• Top Posts

Mississippi Facing Legal Action

The state of Mississippi faces a federal lawsuit over the care of its children in mental health treatment.

As reported in an article in the Clarion Ledger, Mental health lawsuit fought

The lawsuit was filed by the Southern Poverty Law Center Mississippi Youth Justice Project, the Bazelon Center for Mental Health Law and local civil rights attorney Rob McDuff.

The lawsuit, filed Wednesday in Jackson, alleges the state discriminates against mentally ill children by not providing adequate care outside of hospitals and other institutions.

The problem is you’ve got these facilities that are holding juveniles.

“Residential centers and hospitals are only short-term fixes,” said Vanessa Carroll with the Youth Justice Project and lead attorney on the case. “So it does not make sense to invest so much in the care when there are no resources in the community.”

The investment should be made in community resources then, of course. Some of us would question whether any children should be sent to these residential centers and hospitals at all. When the resources exist to provide for such children in their home communities, there is no reason to sent them to a hospital in the first place.

Certainly Mississippi is not the only offending state when it comes to not providing adequate care for children outside of an institutional setting, but hopefully the two groups filing this suit can win their case. If they are able to do so, it will set a positive precedent regarding any other offending state when it comes to future litigation.

Although officials in the state of Mississippi deny the allegations contained in the lawsuit, we know that their denials are denials of fact.

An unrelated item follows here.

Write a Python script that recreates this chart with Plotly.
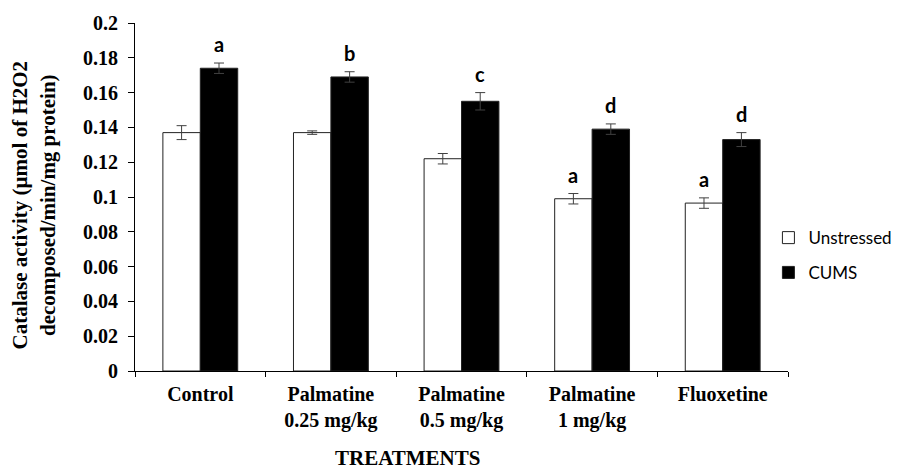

Mental health facilities are no place for children, and if they are not places for children, they should not be used as dumping grounds for children either.

I have seen it before and I will see it again. There is a very real danger that a number of the children kept in such facilities will end up in adult facilities, and facing a lifetime regimen of mental health treatment, when no such action is taken.

Citizens of Mississippi, thank your lucky stars that you have a Southern Poverty Law Center and a Bazelon Center to file a much needed suit for the benefit and protection of children and young people in your state and others.

3 Responses

  1. So and what happens to these children whent eh y’ve finished residential treatment? Are they just warehoused forever, or are they sent back to their homes with no community supports? This is really ridiculous. Indeed, mental hospitals should be a short-term “fix” for crisis intervention, they are not for long-term stay.

    • Apparently there isn’t much in the community, and so either it’s the residential treatment center or the state hospital. Either way, its a form of warehousing. The big danger here is that too many of these young mental patients will grow into old mental patients. There’s no recovery in that, is there? You’ve got a person who should have his or her whole life ahead of him or her, and that life shouldn’t be a predetermined lifetime of under achievement in the mental health care cough cough system. When you hear somebody say, “Get a life!” Well, that’s no life.

  2. No, there is no recovery in Mississippi. Our family has been down this road with Mississippi for the past 20 years. Having a mentally ill child “helped” by the state of Mississippi, has left us trying to deal with a VERY physically aggressive adult who can not take care of their selves, after the institution discharged her without notice or discharge plan to cover followup medical or mental health treatment.